There is a similar scene in Colford’s new book, which is otherwise very different from its predecessor. Set in an anonymous South American country, The Crimes of Hector Tomás is a sprawling tale of political strife and totalitarian violence, painted on a grand scale. Perfect World, by contrast, is a much more intimate work, smaller in both size and focus. It tells the story of Tom Brackett, a family man who seems to have escaped from the shadow of his mentally ill mother and alcoholic father, but eventually succumbs to the depredations of a disease he is incapable of understanding or controlling.

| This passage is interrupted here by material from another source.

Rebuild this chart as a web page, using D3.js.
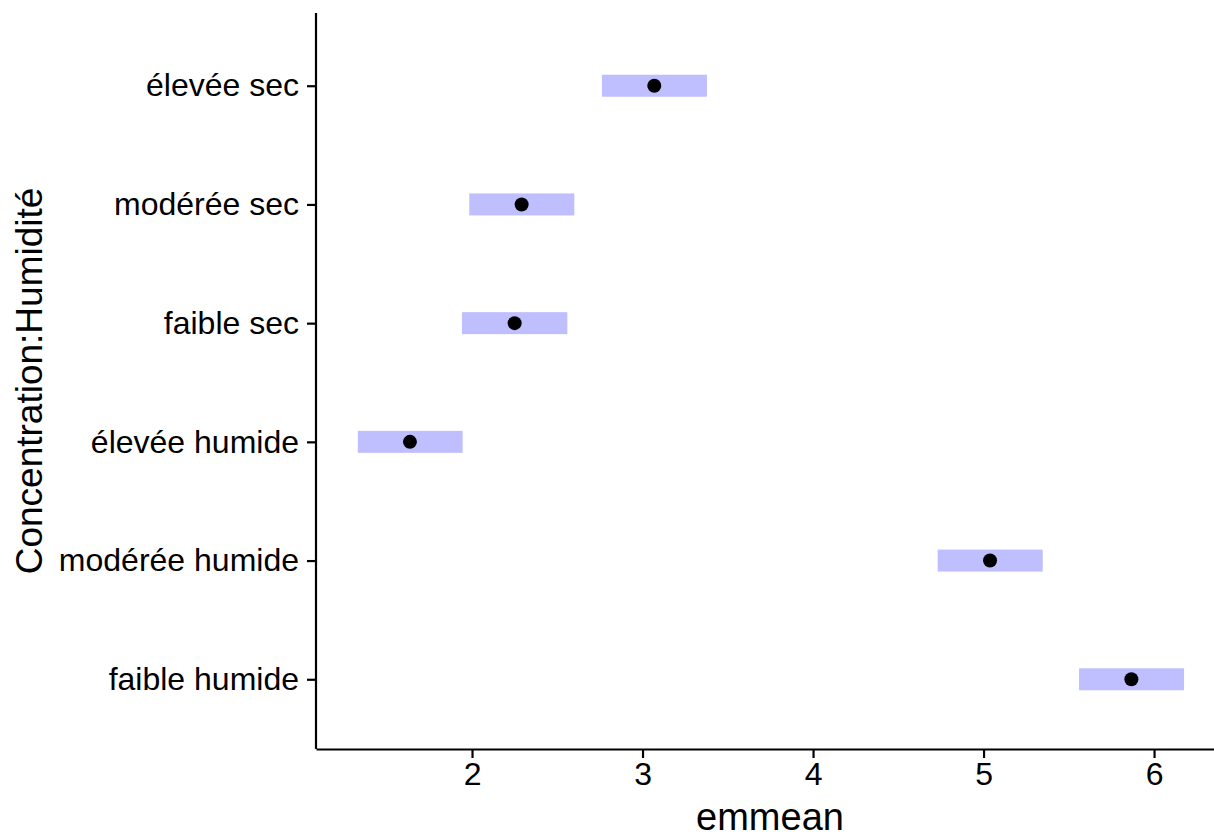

It is Tom’s spiralling descent into mental illness that leads to that scene of horrific violence, which in this case involves a table saw and a young child. The book – at fewer than 190 pages, little more than a novella – is structured in a manner that is almost pointillist, with impressionistic scenes touching on brief moments in Tom’s life then moving on; it is not uncommon for the narrative to leap forward many years over the course of a chapter break. This is simultaneously appropriate to the story and potentially alienating; there are elements throughout the book that feel glossed over and sketched in.
This is particuarly true of Tom’s father, whose descent into addiction and life on the streets occurs largely off-stage. We encounter him at the novel’s opening, when the Brackett nuclear family is still more or less intact, but he disappears from the narrative for long stretches, resurfacing (with a new girlfriend in tow) after Tom’s mother has been institutionalized, then again to raid the family homestead for any items he can sell at a profit after his mother – Tom’s grandmother – dies.
Tom’s sister and mother also float in and out of the story, the former appearing most potently as an adult, in a scene at a diner. Tom’s sister, Bev, has been estranged from the family since she was a child; at the book’s opening the children’s mother is suffering what appears to be a kind of postpartum depression, but eventually blossoms into full-blown psychosis, which requires her to be seconded to full-time care at a facility for the mentally ill. Bev’s resentment at being sent to live with her grandmother while Tom remains back home with their father grows into the seething belligerence we encounter in the scene at the diner, a sequence involving the infliction of a very different kind of violence.
Tom’s central act – the scene with the table saw – is the nexus from which everything in the book either flows into or out of. It is the most crucial manifestation of his disease, which resembles schizophrenia and is assumed to be at least partially inherited from his mother. A constellation of factors, including his troubled relations with his parents and sibling, and his own increasingly troublesome relationship with alcohol, conspire to rob Tom of everything he has struggled so hard to build, and serves as a reminder that he is bound to his family and its history, no matter how desperately he wants to break free of it.
Perfect World is a corruscating examination of a mind riven by illness and the traumatic ripple effects that can have on one man and those closest to him. The book’s power resides precisely in its brevity, which provides a focus and an immediacy that is striking and emotionally devastating. Colford treats his subject directly and without sentimentality, which only adds to the overall effect. The novella is admittedly bleak and distressing, though not completely devoid of what Leonard Cohen referred to as the cracks where the light gets in. Tom’s experience is harrowing and painful, but ends on a note of contingency and, if one chooses to look at it this way, hope.
One thing: in his acknowledgements, the author writes that he “does not mean to trivialize these struggles by depicting them in a work of fiction.” This comment seems passing strange for a novelist – particularly one of Colford’s capability and evident empathy. Fiction, as Colford surely knows, is capable of communicating truth and emotion in a way that non-fiction often isn’t, and is frequently more effective at producing real-world change or action. (Anyone who doubts this need only Google the terms “Émile Zola” and “Germinal.”) Far from trivializing these issues, a novel’s unique ability to render them in sharp detail and uncompromising ambiguity honours such experiences and offers readers an empathetic window through which to view them.